I get roughly 20 emails from the department and the university every day. I delete all of them. Because every time, they are written in German.
I deleted a similar email one morning. However, I knew the content of the email. It was about a summer potluck party at the department. I knew that all my colleagues would go. However, my knee-jerk reaction was- “If they don't care about telling me things in a language I understand, I do not care to go.” I hit delete. I thought that I would forget about it. I did not.
Something just left me feeling sour. I am one of the very few international hires here, maybe one out of 2-3. My biggest frustration in Germany has been the language barrier. Although one of the main goals of my institute is to get noticed globally and go international, they do not make any effort to do so. People email in German. People speak in German. Meetings are in German. It is pointless for me to attend any meeting or social event. Isolation and loneliness have been my biggest concerns here. Quite contrary to my social nature, I see people, and I run in the opposite direction.

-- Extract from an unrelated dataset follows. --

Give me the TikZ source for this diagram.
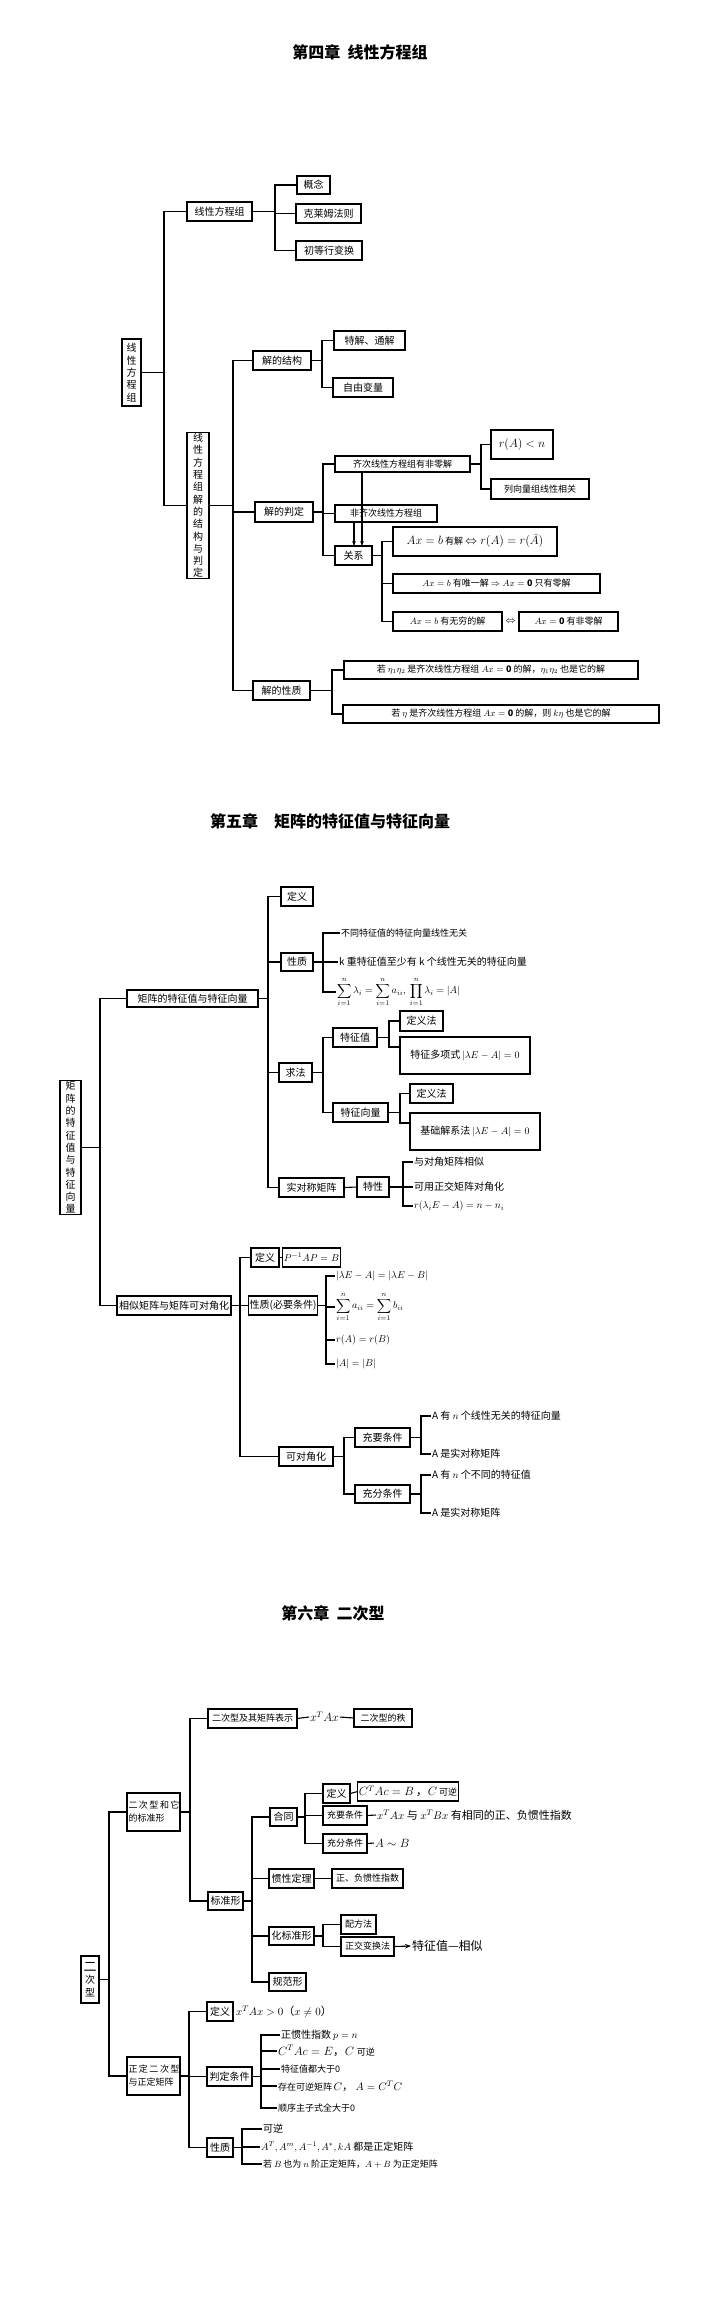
\documentclass[tikz,border=0pt]{standalone}
\usepackage{fontspec}
\setmainfont{Noto Sans CJK SC}
\usepackage{amsmath}
\usetikzlibrary{arrows.meta,calc}
\tikzset{
  box/.style={draw,line width=1.1pt,inner sep=1pt,outer sep=0pt,font=\fontsize{10}{12.3}\selectfont,align=center},
  sbox/.style={box,font=\fontsize{9}{11}\selectfont},
  txt/.style={inner sep=1pt,outer sep=0pt,font=\fontsize{10}{12}\selectfont},
  ln/.style={line width=1.1pt},
  ttl/.style={font=\fontsize{16}{18}\selectfont\bfseries}
}
\newcommand\bx[7][box]{\node[#1,minimum width={(#5-#3)*1pt},minimum height={(#6-#4)*1pt}] (#2) at ({(#3+#5)/2},{(#4+#6)/2}) {#7};}
\newcommand\tx[4]{\node[txt,anchor=west] (#1) at (#2,#3) {#4};}
\newcommand\br[3]{\draw[ln] let \p1=(#1.east) in (\p1) -- (#2pt,\y1) |- (#3.west);}
\begin{document}
\begin{tikzpicture}[x=1pt,y=-1pt]
\useasboundingbox (0,0) rectangle (720,2315);
% ================= Chapter 4
\node[ttl] (t4) at (360,52) {第四章\ \ 线性方程组};
\bx{r4}{122}{339}{141}{406}{线\\性\\方\\程\\组}
\bx{l1}{187}{202}{252}{221}{线性方程组}
\bx{l2}{187}{436}{209}{575}{线\\性\\方\\程\\组\\解\\的\\结\\构\\与\\判\\定}
\br{r4}{164}{l1}\br{r4}{164}{l2}
\bx{gn}{297}{176}{330}{194}{概念}
\bx{km}{296}{204}{361}{223}{克莱姆法则}
\bx{cd}{296}{241}{362}{260}{初等行变换}
\br{l1}{275}{gn}\br{l1}{275}{km}\br{l1}{275}{cd}
\bx{jg}{253}{351}{311}{370}{解的结构}
\bx{jp}{255}{502}{313}{522}{解的判定}
\bx{jx}{253}{681}{310}{700}{解的性质}
\br{l2}{233}{jg}\br{l2}{233}{jp}\br{l2}{233}{jx}
\bx{tj}{334}{331}{405}{350}{特解、通解}
\bx{zy}{333}{378}{393}{397}{自由变量}
\br{jg}{322}{tj}\br{jg}{322}{zy}
\bx[sbox]{qc}{335}{456}{470}{472}{齐次线性方程组有非零解}
\bx[sbox]{fq}{335}{505}{437}{522}{非齐次线性方程组}
\bx{gx}{335}{546}{372}{565}{关系}
\br{jp}{323}{qc}\br{jp}{323}{fq}\br{jp}{323}{gx}
\draw[ln,-{Stealth[length=5pt]}] ([xshift=-40.5pt]qc.south) -- ([xshift=-40.5pt]qc.south |- gx.north);
\draw[ln,-{Stealth[length=5pt]}] ([xshift=-32pt]fq.south) -- ([xshift=-32pt]fq.south |- gx.north);
\bx{ra}{491}{430}{553}{459}{\fontsize{13}{15}\selectfont$r(A)<n$}
\bx[sbox]{lx}{491}{479}{589}{499}{列向量组线性相关}
\br{qc}{481}{ra}\br{qc}{481}{lx}
\bx[sbox]{b1}{393}{527}{557}{556}{\fontsize{12}{14}\selectfont$Ax=b$\,{\fontsize{9}{11}\selectfont 有解}\,$\Leftrightarrow r(A)=r(\bar A)$}
\bx[sbox]{b2}{393}{574}{600}{593}{$Ax=b$ 有唯一解 $\Rightarrow Ax=\mathbf 0$ 只有零解}
\bx[sbox]{b3}{393}{612}{502}{631}{$Ax=b$ 有无穷的解}
\bx[sbox]{b4}{519}{612}{618}{631}{$Ax=\mathbf 0$ 有非零解}
\node[txt] (eq) at (510.5,621.5) {$\Leftrightarrow$};
\br{gx}{382}{b1}\br{gx}{382}{b2}\br{gx}{382}{b3}
\bx[sbox]{p1}{344}{661}{638}{679}{若 $\eta_1\eta_2$ 是齐次线性方程组 $Ax=\mathbf 0$ 的解，$\eta_1\eta_2$ 也是它的解}
\bx[sbox]{p2}{343}{705}{659}{723}{若 $\eta$ 是齐次线性方程组 $Ax=\mathbf 0$ 的解，则 $k\eta$ 也是它的解}
\br{jx}{332}{p1}\br{jx}{332}{p2}
% ================= Chapter 5
\node[ttl] (t5) at (330,821) {第五章\quad 矩阵的特征值与特征向量};
\bx{r5}{60}{1082}{81}{1213}{矩\\阵\\的\\特\\征\\值\\与\\特\\征\\向\\量}
\bx{m1}{127}{990}{258}{1007}{矩阵的特征值与特征向量}
\bx{m2}{117}{1296}{231}{1315}{相似矩阵与矩阵可对角化}
\br{r5}{100}{m1}\br{r5}{100}{m2}
\bx{dy}{281}{887}{313}{906}{定义}
\bx{xz}{281}{953}{313}{971}{性质}
\bx{qf}{279}{1063}{312}{1082}{求法}
\bx{sd}{279}{1178}{344}{1197}{实对称矩阵}
\br{m1}{268}{dy}\br{m1}{268}{xz}\br{m1}{268}{qf}\br{m1}{268}{sd}
\tx{x1}{340}{933}{\fontsize{9}{11}\selectfont 不同特征值的特征向量线性无关}
\tx{x2}{338}{962}{k 重特征值至少有 k 个线性无关的特征向量}
\tx{x3}{336}{992}{$\displaystyle\sum_{i=1}^n\lambda_i=\sum_{i=1}^n a_{ii},\ \prod_{i=1}^n\lambda_i=|A|$}
\draw[ln] let \p1=(xz.east) in (\p1) -- (323pt,\y1);
\draw[ln] let \p1=(x1.west) in (\p1) -- (323pt,\y1) |- (x3.west);
\draw[ln] let \p1=(x2.west) in (\p1) -- (323pt,\y1);
\bx{tz}{333}{1028}{377}{1047}{特征值}
\bx{tx}{333}{1103}{388}{1122}{特征向量}
\br{qf}{323}{tz}\br{qf}{323}{tx}
\bx{d1}{400}{1011}{443}{1031}{定义法}
\bx{dx}{400}{1037}{530}{1074}{特征多项式\,$|\lambda E-A|=0$}
\draw[ln] let \p1=(tz.east) in (\p1) -- (389pt,\y1) |- (d1.west);
\draw[ln] let \p1=(tz.east) in (\p1) -- (389pt,\y1) |- ([yshift=-10pt]dx.north west);
\bx{d2}{410}{1084}{453}{1103}{定义法}
\bx{jc}{410}{1113}{540}{1150}{基础解系法\,$|\lambda E-A|=0$}
\draw[ln] let \p1=(tx.east) in (\p1) -- (400pt,\y1) |- (d2.west);
\draw[ln] let \p1=(tx.east) in (\p1) -- (400pt,\y1) |- ([yshift=-10pt]jc.north west);
\bx{tx2}{357}{1177}{389}{1197}{特性}
\draw[ln] (sd.east) -- (tx2.west);
\tx{s1}{413}{1162}{与对角矩阵相似}
\tx{s2}{413}{1187}{可用正交矩阵对角化}
\tx{s3}{413}{1206}{$r(\lambda_i E-A)=n-n_i$}
\br{tx2}{403}{s1}\br{tx2}{403}{s2}\br{tx2}{403}{s3}
\bx{dy2}{251}{1248}{279}{1267}{定义}
\bx{xb}{249}{1296}{317}{1315}{性质(必要条件)}
\bx{kd}{279}{1447}{333}{1466}{可对角化}
\br{m2}{240}{dy2}\br{m2}{240}{xb}\br{m2}{240}{kd}
\bx{pb}{290}{1248}{333}{1267}{$P^{-1}AP=B$}
\draw[ln] (dy2.east) -- (pb.west);
\tx{n1}{335}{1276}{$|\lambda E-A|=|\lambda E-B|$}
\tx{n2}{335}{1307}{$\displaystyle\sum_{i=1}^n a_{ii}=\sum_{i=1}^n b_{ii}$}
\tx{n3}{335}{1340}{$r(A)=r(B)$}
\tx{n4}{335}{1364}{$|A|=|B|$}
\br{xb}{326}{n1}\br{xb}{326}{n2}\br{xb}{326}{n3}\br{xb}{326}{n4}
\bx{cy}{355}{1428}{410}{1447}{充要条件}
\bx{cf}{355}{1485}{410}{1503}{充分条件}
\br{kd}{344}{cy}\br{kd}{344}{cf}
\tx{a1}{431}{1416}{A 有 $n$ 个线性无关的特征向量}
\tx{a2}{431}{1454}{A 是实对称矩阵}
\tx{a3}{431}{1475}{A 有 $n$ 个不同的特征值}
\tx{a4}{431}{1513}{A 是实对称矩阵}
\br{cy}{421}{a1}\br{cy}{421}{a2}\br{cf}{421}{a3}\br{cf}{421}{a4}
% ================= Chapter 6
\node[ttl] (t6) at (333,1613) {第六章\ \ 二次型};
\bx{r6}{81}{1956}{99}{2003}{\fontsize{13}{15.5}\selectfont 二\\次\\型}
\bx[sbox]{q1}{127}{1793}{180}{1831}{\parbox{50pt}{\raggedright 二\,次\,型\,和\,它\\[2pt]的标准形}}
\bx[sbox]{q2}{127}{2057}{180}{2095}{\parbox{50pt}{\raggedright 正\,定\,二\,次\,型\\[2pt]与正定矩阵}}
\br{r6}{109}{q1}\br{r6}{109}{q2}
\bx[sbox]{jz}{208}{1709}{297}{1728}{二次型及其矩阵表示}
\bx{bz}{208}{1892}{243}{1910}{标准形}
\br{q1}{190}{jz}\br{q1}{190}{bz}
\node[txt,anchor=west] (xa) at (309,1717) {\fontsize{12}{14}\selectfont$x^TAx$};
\bx[sbox]{zh}{354}{1709}{412}{1727}{二次型的秩}
\draw[ln] (jz.east) -- (xa.west);
\draw[ln] (xa.east) -- (zh.west);
\bx{ht}{270}{1808}{297}{1826}{合同}
\bx{gd}{269}{1869}{314}{1888}{惯性定理}
\bx{hb}{269}{1927}{314}{1945}{化标准形}
\bx{gf}{269}{1973}{306}{1991}{规范形}
\br{bz}{252}{ht}\br{bz}{252}{gd}\br{bz}{252}{hb}\br{bz}{252}{gf}
\bx{dy3}{323}{1784}{350}{1803}{定义}
\bx[sbox]{cy3}{323}{1806}{367}{1825}{充要条件}
\bx[sbox]{cf3}{323}{1834}{367}{1853}{充分条件}
\br{ht}{305}{dy3}\br{ht}{305}{cy3}\br{ht}{305}{cf3}
\bx{cab}{359}{1782}{457}{1801}{\fontsize{12}{14}\selectfont$C^TAc=B$\,，$C$\,{\fontsize{9}{11}\selectfont 可逆}}
\draw[ln] (dy3.east) -- (cab.west);
\tx{xb3}{376}{1815}{\fontsize{11}{13}\selectfont$x^TAx$ 与 $x^TBx$ 有相同的正、负惯性指数}
\draw[ln] (cy3.east) -- (xb3.west);
\tx{ab3}{374}{1843}{\fontsize{12}{14}\selectfont$A\sim B$}
\draw[ln] (cf3.east) -- (ab3.west);
\bx[sbox]{zf}{332}{1869}{403}{1888}{正、负惯性指数}
\draw[ln] (gd.east) -- (zf.west);
\bx[sbox]{pf}{341}{1915}{376}{1934}{配方法}
\bx[sbox]{zj}{341}{1937}{394}{1956}{正交变换法}
\br{hb}{323}{pf}\br{hb}{323}{zj}
\tx{tzx}{411}{1946}{\fontsize{12}{14}\selectfont 特征值—相似}
\draw[ln,-{Stealth[length=6pt]}] (zj.east) -- (tzx.west);
\bx{dy4}{207}{2002}{233}{2021}{定义}
\bx{pd}{207}{2067}{252}{2086}{判定条件}
\bx{xz4}{207}{2138}{233}{2157}{性质}
\br{q2}{189}{dy4}\br{q2}{189}{pd}\br{q2}{189}{xz4}
\tx{dx4}{235}{2012}{\fontsize{11}{13}\selectfont$x^TAx>0$（$x\neq0$）}
\tx{j1}{280}{2035}{正惯性指数 $p=n$}
\tx{j2}{277}{2051}{\fontsize{12}{14}\selectfont$C^TAc=E$，$C$ {\fontsize{9}{11}\selectfont 可逆}}
\tx{j3}{280}{2069}{\fontsize{9}{11}\selectfont 特征值都大于0}
\tx{j4}{277}{2086}{\fontsize{9}{11}\selectfont 存在可逆矩阵\,{\fontsize{11}{13}\selectfont$C$，\ $A=C^TC$}}
\tx{j5}{277}{2108}{\fontsize{9}{11}\selectfont 顺序主子式全大于0}
\br{pd}{261}{j1}\br{pd}{261}{j2}\br{pd}{261}{j3}\br{pd}{261}{j4}\br{pd}{261}{j5}
\tx{k1}{262}{2129}{可逆}
\tx{k2}{260}{2147}{$A^T,A^m,A^{-1},A^*,kA$ 都是正定矩阵}
\tx{k3}{262}{2164}{\fontsize{9}{11}\selectfont 若 $B$ 也为 $n$ 阶正定矩阵，$A+B$ 为正定矩阵}
\br{xz4}{242}{k1}\br{xz4}{242}{k2}\br{xz4}{242}{k3}
\end{tikzpicture}
\end{document}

However, I wondered if there was anything I could do to change the situation. An hour after I had deleted the email, I retrieved it from the trash, and sent a polite reply, asking if the person could kindly translate the email for me. Within less than five minutes, I got a reply, apologizing to me about not remembering to do it, and promising that they would do it right away. The matter was resolved.
I realize that isolation is cyclic. People write emails in German, hence I delete them, do not go to these socializing events, and hence feel isolated. Since I do not show up, people do not notice me, and continue to communicate in German. This way, the chain of isolation never breaks. People are not bad by nature. They just tend to forget things they are not used to doing. I am a minority, and people forget about me. But instead of doing what I do every time (get mad, delete email, whine, get distressed, repeat behavior in a negative-feedback loop), I stopped reacting, and responded for a change. I became the change I wanted to see. I empowered myself. I realized that people are willing to help you, but you have to take the first step and ask for help.
The summer party was excellent. I have never seen a more delicious spread. I am so glad that I went.